This was a tough lesson, and there is no way that I can expect kids to have this figured out in a day.
I began with a review of the four basic transformations, once again writing them all on the board – mentioning that we’ve done translations and now we’re going to do reflections. To begin, I had a linear/piecewise generic function on the screen using Sketchpad. I had the students tell me what each point’s coordinates were (this was not done well on the previous day’s quiz), and using the text function wrote them on the graph. Then I reflected the function over the x-axis (after asking what quadrant the image would be in) and we wrote down the coordinates of the images and compared them. On the board, I wrote that a reflection over the x-axis made (x,y) → (x,-y).
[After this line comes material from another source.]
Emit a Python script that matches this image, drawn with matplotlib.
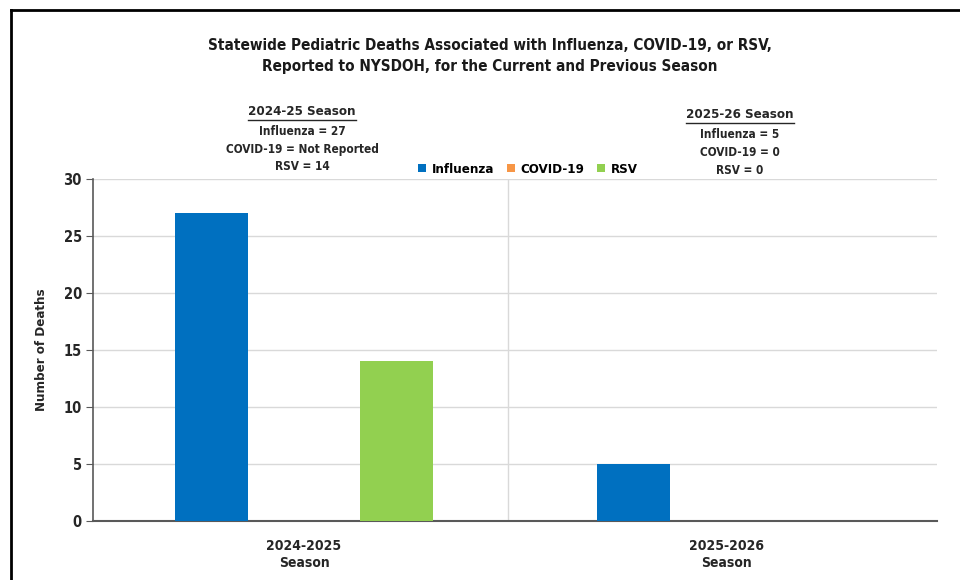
import numpy as np
import matplotlib.pyplot as plt
from matplotlib.lines import Line2D

seasons = ["2024-2025\nSeason", "2025-2026\nSeason"]
series = ["Influenza", "COVID-19", "RSV"]
influenza = [27, 5]
covid = [0, 0]
rsv = [14, 0]
colors = ["#0070C0", "#F79646", "#92D050"]
summary_24 = ["Influenza = 27", "COVID-19 = Not Reported", "RSV = 14"]
summary_25 = ["Influenza = 5", "COVID-19 = 0", "RSV = 0"]

plt.rcParams["font.family"] = ["DejaVu Sans"]
plt.rcParams["font.stretch"] = "condensed"
TXT = "#262626"
CF = dict(fontweight="bold", fontstretch="condensed", color=TXT)

fig = plt.figure(figsize=(9.6, 5.8), dpi=100)
ax = fig.add_axes([93 / 960, 1 - 521 / 580, (937 - 93) / 960, (521 - 179) / 580])

x = np.arange(len(seasons))
w = 0.173
off = 0.22
for i, (vals, c) in enumerate(zip([influenza, covid, rsv], colors)):
    ax.bar(x + (i - 1) * off, vals, width=w, color=c, label=series[i], zorder=3)

ax.set_xlim(-0.5, 1.5)
ax.set_ylim(0, 30)
ax.set_yticks(range(0, 31, 5))
ax.set_yticklabels([str(v) for v in range(0, 31, 5)], fontsize=10.5, **CF)
ax.grid(axis="y", color="#d9d9d9", lw=1, zorder=0)
# category separator (slightly left of centre, as in the original)
ax.axvline(0.484, color="#d9d9d9", lw=1, zorder=0)
ax.set_xticks(x)
ax.set_xticklabels(seasons, fontsize=10, linespacing=1.25, **CF)
ax.tick_params(axis="x", length=0, pad=13)
ax.tick_params(axis="y", length=5, color="#595959", direction="out", pad=3)
for s in ["top", "right"]:
    ax.spines[s].set_visible(False)
ax.spines["left"].set_color("#595959")
ax.spines["bottom"].set_color("#595959")
ax.spines["left"].set_linewidth(1.2)
ax.spines["bottom"].set_linewidth(1.5)
ax.set_ylabel("Number of Deaths", fontsize=9.5, labelpad=11, **CF)

fig.text(490 / 960, 1 - 45 / 580, "Statewide Pediatric Deaths Associated with Influenza, COVID-19, or RSV,",
         ha="center", va="center", fontsize=11, fontweight="bold", fontstretch="condensed", color="#1a1a1a")
fig.text(490 / 960, 1 - 66 / 580, "Reported to NYSDOH, for the Current and Previous Season",
         ha="center", va="center", fontsize=11, fontweight="bold", fontstretch="condensed", color="#1a1a1a")


def season_box(cx, y0, head, lines):
    t = fig.text(cx / 960, 1 - y0 / 580, head, ha="center", va="center", fontsize=9.5, **CF)
    fig.canvas.draw()
    bb = t.get_window_extent()
    fig.add_artist(Line2D([bb.x0 / 960, bb.x1 / 960], [1 - (y0 + 8) / 580] * 2, color=TXT, lw=1))
    for k, s in enumerate(lines):
        fig.text(cx / 960, 1 - (y0 + 19 + 18 * k) / 580, s, ha="center", va="center",
                 fontsize=8.5, **CF)


season_box(302, 112, "2024-25 Season", summary_24)
season_box(740, 115, "2025-26 Season", summary_25)

ax.legend(loc="center", bbox_to_anchor=(528 / 960, 1 - 169 / 580), bbox_transform=fig.transFigure,
          ncol=3, frameon=False, handlelength=0.6, handleheight=0.6, handletextpad=0.4,
          columnspacing=1.0, prop={"size": 9.5, "weight": "bold", "stretch": "condensed"})

# outer border
fig.add_artist(Line2D([11 / 960, 1], [1 - 10 / 580] * 2, color="black", lw=2))
fig.add_artist(Line2D([11 / 960] * 2, [0, 1 - 10 / 580], color="black", lw=2))

fig.savefig("out.png", dpi=100)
Next I selected the points of the function in Sketchpad and told the program to print the coordinates for me to save time. I then reflected the graph over the y-axis and wrote the rule down. I also did the same thing for reflection over the line y = x. The students had a difficult time noticing that the original image, which was entirely in the first quadrant would remain in the first quadrant when flipped over the line y = x. But once it was on the screen and I pointed out where each point was going, they seemed to get it. One kid in one class asked what would happen if I reflected the graph over both the x- and y-axis, which I did. I also pointed out, using Sketchpad, that it was the same thing as a 180 degree rotation, which I showed by having Sketchpad to a 175, 176, 177, 178, 179 and 180 degree rotation in succession, which the kids thought was cool.
When I was done, we had a table like this on the board, which I had them write down.
Once that was complete, I turned the screen off and began plotting functions, then once the equation was hidden away, I’d turn the screen back on so that they could try to look at a function and figure out its equation.
For each one (I only could do three in each class because it is very time consuming) I’d have the students write out the descriptions (in words), the coordinates in (x, y) form, and the equation.
I didn’t get to do too many and it was apparent that many kids were not getting it, so I’ll have to do lots more examples tomorrow. But, I did assign homework, #1 – 3, 5, and 7, which I can use for more examples tomorrow.